Give all the lines below again, exactly, with no pictures.

• [Given material]:

☆ ☆ ☆ ☆ ☆ ☆ ☆

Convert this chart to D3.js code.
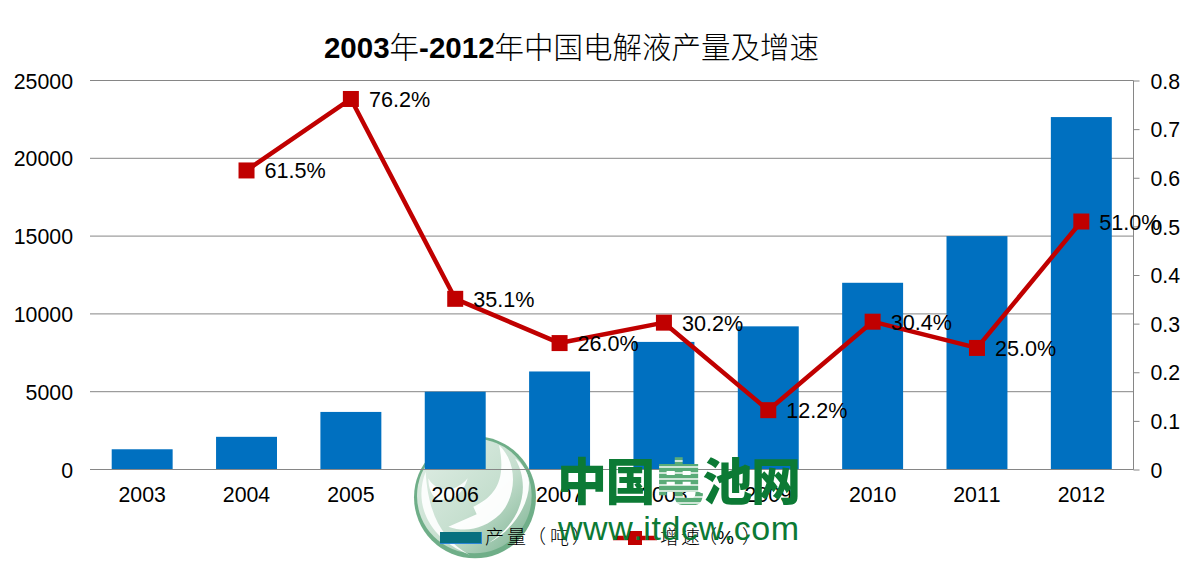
<!DOCTYPE html>
<html><head><meta charset="utf-8">
<script src="https://cdn.jsdelivr.net/npm/d3@7"></script>
<style>html,body{margin:0;padding:0;background:#fff}svg{display:block}
text{font-family:"Liberation Sans","Noto Sans CJK SC",sans-serif;fill:#000;font-kerning:none}</style></head>
<body><svg id="c" width="1195" height="569"></svg>
<script>
const years=["2003","2004","2005","2006","2007","2008","2009","2010","2011","2012"];
const output=[1300,2100,3700,5000,6300,8200,9200,12000,15000,22650];
const growth=[null,0.615,0.762,0.351,0.26,0.302,0.122,0.304,0.25,0.51];
const growthLabels=[null,"61.5%","76.2%","35.1%","26.0%","30.2%","12.2%","30.4%","25.0%","51.0%"];
const leftTicks=[0,5000,10000,15000,20000,25000];
const rightTicks=[0,0.1,0.2,0.3,0.4,0.5,0.6,0.7,0.8];
const legendNames=["产量（吨）","增速（%）"];
const titleParts=[["2003",1],["年",0],["-2012",1],["年中国电解液产量及增速",0]];
const markChars=["中","国","电","池","网"], markUrl="www.itdcw.com";

const svg=d3.select("#c");
const defs=svg.append("defs");
const L=90,R=1133.5,T=80.5,B=469.5;
const x=d3.scaleBand().domain(years).range([L,R]).paddingInner(0.416).paddingOuter(0.208);
const yL=d3.scaleLinear().domain([0,25000]).range([B,T]);
const yR=d3.scaleLinear().domain([0,0.8]).range([B,T]);
const cx=d=>x(d)+x.bandwidth()/2;
const GRID="#868686", GREEN="#0c7a35";

const tt=svg.append("text").attr("x",571.5).attr("y",58).attr("text-anchor","middle").attr("font-size",29.5);
tt.selectAll("tspan").data(titleParts).join("tspan")
  .attr("font-weight",d=>d[1]?"bold":"300").text(d=>d[0]);

// watermark logo sits behind the bars and grid
const g1=defs.append("linearGradient").attr("id","disc").attr("x1",0).attr("y1",0).attr("x2",1).attr("y2",1);
g1.append("stop").attr("offset",0).attr("stop-color","#e2efe7");
g1.append("stop").attr("offset",.55).attr("stop-color","#c6dfcf");
g1.append("stop").attr("offset",1).attr("stop-color","#78b08e");
const logo=svg.append("g").attr("transform","translate(405,425) scale(0.3333)");
logo.append("circle").attr("cx",210).attr("cy",217).attr("r",183).attr("fill","#6fae88");
logo.append("circle").attr("cx",208).attr("cy",213).attr("r",172).attr("fill","url(#disc)");
logo.append("path").attr("fill","#fff").attr("opacity",.9)
  .attr("d","M62,140 C28,225 58,335 195,390 C112,345 70,270 62,140 Z");
logo.append("path").attr("fill","#fff").attr("opacity",.95)
  .attr("d","M130,305 L215,268 L205,245 C270,215 305,165 282,60 C340,115 335,215 285,268 C240,310 185,325 130,305 Z");
logo.append("path").attr("fill","#fff").attr("opacity",.9)
  .attr("d","M188,160 C175,205 150,225 100,225 C80,215 70,190 70,160 C95,205 150,205 188,160 Z");
logo.append("path").attr("fill","#fff").attr("opacity",.95)
  .attr("d","M330,100 C375,175 360,285 250,355 C320,320 375,240 372,170 C370,140 350,115 330,100 Z");

svg.append("g").selectAll("line").data(leftTicks).join("line")
  .attr("x1",L).attr("x2",R).attr("y1",d=>yL(d)).attr("y2",d=>yL(d)).attr("stroke",GRID);

svg.append("g").selectAll("rect").data(years).join("rect")
  .attr("x",d=>x(d)).attr("width",x.bandwidth())
  .attr("y",(d,i)=>yL(output[i])).attr("height",(d,i)=>B-.5-yL(output[i])).attr("fill","#0070c0");

svg.append("line").attr("x1",L).attr("x2",R).attr("y1",B).attr("y2",B).attr("stroke",GRID);

const gl=svg.append("g").attr("transform",`translate(${L},0)`)
  .call(d3.axisLeft(yL).tickValues(leftTicks).tickSize(0).tickPadding(17).tickFormat(d3.format("d")));
gl.select(".domain").remove();
gl.selectAll("text").attr("font-size",21.3).attr("dy","0.36em");

const gr=svg.append("g").attr("transform",`translate(${R},0)`)
  .call(d3.axisRight(yR).tickValues(rightTicks).tickSize(6).tickPadding(11).tickFormat(d=>d===0?"0":d3.format(".1f")(d)));
gr.select(".domain").attr("stroke",GRID).attr("d",`M0,${T}V${B}`);
gr.selectAll("line").attr("stroke",GRID);
gr.selectAll("text").attr("font-size",21.3).attr("dy","0.36em");

svg.append("g").selectAll("text").data(years).join("text")
  .attr("x",cx).attr("y",502).attr("text-anchor","middle").attr("font-size",21.3).text(d=>d);

const line=d3.line().defined((d,i)=>growth[i]!==null).x((d,i)=>cx(years[i])).y((d,i)=>yR(growth[i]));
svg.append("path").attr("d",line(years)).attr("fill","none").attr("stroke","#c00000").attr("stroke-width",4.5).attr("stroke-linejoin","round");
const pts=years.map((y,i)=>({y,v:growth[i],l:growthLabels[i]})).filter(d=>d.v!==null);
svg.append("g").selectAll("rect").data(pts).join("rect")
  .attr("x",d=>cx(d.y)-8).attr("y",d=>yR(d.v)-8).attr("width",16).attr("height",16).attr("fill","#c00000");
svg.append("g").selectAll("text").data(pts).join("text")
  .attr("x",d=>cx(d.y)+18).attr("y",d=>yR(d.v)+8).attr("font-size",21.6).text(d=>d.l);

// watermark words
const pat=defs.append("pattern").attr("id","stripes").attr("patternUnits","userSpaceOnUse").attr("width",8).attr("height",6);
pat.append("rect").attr("width",8).attr("height",4).attr("fill","#5aab78");
pat.append("rect").attr("y",4).attr("width",8).attr("height",2).attr("fill","#cfe6d7");
svg.append("g").selectAll("text").data(markChars).join("text")
  .attr("x",(d,i)=>582+i*48.5).attr("y",500).attr("text-anchor","middle").attr("font-size",50).attr("font-weight","900")
  .style("fill",d=>d==="电"?"url(#stripes)":GREEN).text(d=>d);

// legend
svg.append("rect").attr("x",440).attr("y",532).attr("width",42).attr("height",12).attr("fill","#2a86d8");
svg.append("rect").attr("x",440).attr("y",532).attr("width",41).attr("height",11).attr("fill","#07707f");
svg.append("text").attr("x",[485,507,527,550,572].join(" ")).attr("y",544).attr("font-size",19).attr("font-weight",300).text(legendNames[0]);
svg.append("line").attr("x1",613).attr("x2",657).attr("y1",538).attr("y2",538).attr("stroke","#c00000").attr("stroke-width",4.5);
svg.append("rect").attr("x",628).attr("y",531).attr("width",14).attr("height",14).attr("fill","#c00000");
svg.append("text").attr("x",[660,681,698,717,742].join(" ")).attr("y",544).attr("font-size",19).attr("font-weight",300).text(legendNames[1]);

svg.append("text").attr("x",558).attr("y",540).attr("font-size",34).attr("textLength",241).attr("lengthAdjust","spacing")
  .style("fill",GREEN).text(markUrl);
</script></body></html>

☆ ☆ ☆ ☆ ☆ ☆ ☆

• [Full response]:
Convert this chart to D3.js code.
<!DOCTYPE html>
<html><head><meta charset="utf-8">
<script src="https://cdn.jsdelivr.net/npm/d3@7"></script>
<style>html,body{margin:0;padding:0;background:#fff}svg{display:block}
text{font-family:"Liberation Sans","Noto Sans CJK SC",sans-serif;fill:#000;font-kerning:none}</style></head>
<body><svg id="c" width="1195" height="569"></svg>
<script>
const years=["2003","2004","2005","2006","2007","2008","2009","2010","2011","2012"];
const output=[1300,2100,3700,5000,6300,8200,9200,12000,15000,22650];
const growth=[null,0.615,0.762,0.351,0.26,0.302,0.122,0.304,0.25,0.51];
const growthLabels=[null,"61.5%","76.2%","35.1%","26.0%","30.2%","12.2%","30.4%","25.0%","51.0%"];
const leftTicks=[0,5000,10000,15000,20000,25000];
const rightTicks=[0,0.1,0.2,0.3,0.4,0.5,0.6,0.7,0.8];
const legendNames=["产量（吨）","增速（%）"];
const titleParts=[["2003",1],["年",0],["-2012",1],["年中国电解液产量及增速",0]];
const markChars=["中","国","电","池","网"], markUrl="www.itdcw.com";

const svg=d3.select("#c");
const defs=svg.append("defs");
const L=90,R=1133.5,T=80.5,B=469.5;
const x=d3.scaleBand().domain(years).range([L,R]).paddingInner(0.416).paddingOuter(0.208);
const yL=d3.scaleLinear().domain([0,25000]).range([B,T]);
const yR=d3.scaleLinear().domain([0,0.8]).range([B,T]);
const cx=d=>x(d)+x.bandwidth()/2;
const GRID="#868686", GREEN="#0c7a35";

const tt=svg.append("text").attr("x",571.5).attr("y",58).attr("text-anchor","middle").attr("font-size",29.5);
tt.selectAll("tspan").data(titleParts).join("tspan")
  .attr("font-weight",d=>d[1]?"bold":"300").text(d=>d[0]);

// watermark logo sits behind the bars and grid
const g1=defs.append("linearGradient").attr("id","disc").attr("x1",0).attr("y1",0).attr("x2",1).attr("y2",1);
g1.append("stop").attr("offset",0).attr("stop-color","#e2efe7");
g1.append("stop").attr("offset",.55).attr("stop-color","#c6dfcf");
g1.append("stop").attr("offset",1).attr("stop-color","#78b08e");
const logo=svg.append("g").attr("transform","translate(405,425) scale(0.3333)");
logo.append("circle").attr("cx",210).attr("cy",217).attr("r",183).attr("fill","#6fae88");
logo.append("circle").attr("cx",208).attr("cy",213).attr("r",172).attr("fill","url(#disc)");
logo.append("path").attr("fill","#fff").attr("opacity",.9)
  .attr("d","M62,140 C28,225 58,335 195,390 C112,345 70,270 62,140 Z");
logo.append("path").attr("fill","#fff").attr("opacity",.95)
  .attr("d","M130,305 L215,268 L205,245 C270,215 305,165 282,60 C340,115 335,215 285,268 C240,310 185,325 130,305 Z");
logo.append("path").attr("fill","#fff").attr("opacity",.9)
  .attr("d","M188,160 C175,205 150,225 100,225 C80,215 70,190 70,160 C95,205 150,205 188,160 Z");
logo.append("path").attr("fill","#fff").attr("opacity",.95)
  .attr("d","M330,100 C375,175 360,285 250,355 C320,320 375,240 372,170 C370,140 350,115 330,100 Z");

svg.append("g").selectAll("line").data(leftTicks).join("line")
  .attr("x1",L).attr("x2",R).attr("y1",d=>yL(d)).attr("y2",d=>yL(d)).attr("stroke",GRID);

svg.append("g").selectAll("rect").data(years).join("rect")
  .attr("x",d=>x(d)).attr("width",x.bandwidth())
  .attr("y",(d,i)=>yL(output[i])).attr("height",(d,i)=>B-.5-yL(output[i])).attr("fill","#0070c0");

svg.append("line").attr("x1",L).attr("x2",R).attr("y1",B).attr("y2",B).attr("stroke",GRID);

const gl=svg.append("g").attr("transform",`translate(${L},0)`)
  .call(d3.axisLeft(yL).tickValues(leftTicks).tickSize(0).tickPadding(17).tickFormat(d3.format("d")));
gl.select(".domain").remove();
gl.selectAll("text").attr("font-size",21.3).attr("dy","0.36em");

const gr=svg.append("g").attr("transform",`translate(${R},0)`)
  .call(d3.axisRight(yR).tickValues(rightTicks).tickSize(6).tickPadding(11).tickFormat(d=>d===0?"0":d3.format(".1f")(d)));
gr.select(".domain").attr("stroke",GRID).attr("d",`M0,${T}V${B}`);
gr.selectAll("line").attr("stroke",GRID);
gr.selectAll("text").attr("font-size",21.3).attr("dy","0.36em");

svg.append("g").selectAll("text").data(years).join("text")
  .attr("x",cx).attr("y",502).attr("text-anchor","middle").attr("font-size",21.3).text(d=>d);

const line=d3.line().defined((d,i)=>growth[i]!==null).x((d,i)=>cx(years[i])).y((d,i)=>yR(growth[i]));
svg.append("path").attr("d",line(years)).attr("fill","none").attr("stroke","#c00000").attr("stroke-width",4.5).attr("stroke-linejoin","round");
const pts=years.map((y,i)=>({y,v:growth[i],l:growthLabels[i]})).filter(d=>d.v!==null);
svg.append("g").selectAll("rect").data(pts).join("rect")
  .attr("x",d=>cx(d.y)-8).attr("y",d=>yR(d.v)-8).attr("width",16).attr("height",16).attr("fill","#c00000");
svg.append("g").selectAll("text").data(pts).join("text")
  .attr("x",d=>cx(d.y)+18).attr("y",d=>yR(d.v)+8).attr("font-size",21.6).text(d=>d.l);

// watermark words
const pat=defs.append("pattern").attr("id","stripes").attr("patternUnits","userSpaceOnUse").attr("width",8).attr("height",6);
pat.append("rect").attr("width",8).attr("height",4).attr("fill","#5aab78");
pat.append("rect").attr("y",4).attr("width",8).attr("height",2).attr("fill","#cfe6d7");
svg.append("g").selectAll("text").data(markChars).join("text")
  .attr("x",(d,i)=>582+i*48.5).attr("y",500).attr("text-anchor","middle").attr("font-size",50).attr("font-weight","900")
  .style("fill",d=>d==="电"?"url(#stripes)":GREEN).text(d=>d);

// legend
svg.append("rect").attr("x",440).attr("y",532).attr("width",42).attr("height",12).attr("fill","#2a86d8");
svg.append("rect").attr("x",440).attr("y",532).attr("width",41).attr("height",11).attr("fill","#07707f");
svg.append("text").attr("x",[485,507,527,550,572].join(" ")).attr("y",544).attr("font-size",19).attr("font-weight",300).text(legendNames[0]);
svg.append("line").attr("x1",613).attr("x2",657).attr("y1",538).attr("y2",538).attr("stroke","#c00000").attr("stroke-width",4.5);
svg.append("rect").attr("x",628).attr("y",531).attr("width",14).attr("height",14).attr("fill","#c00000");
svg.append("text").attr("x",[660,681,698,717,742].join(" ")).attr("y",544).attr("font-size",19).attr("font-weight",300).text(legendNames[1]);

svg.append("text").attr("x",558).attr("y",540).attr("font-size",34).attr("textLength",241).attr("lengthAdjust","spacing")
  .style("fill",GREEN).text(markUrl);
</script></body></html>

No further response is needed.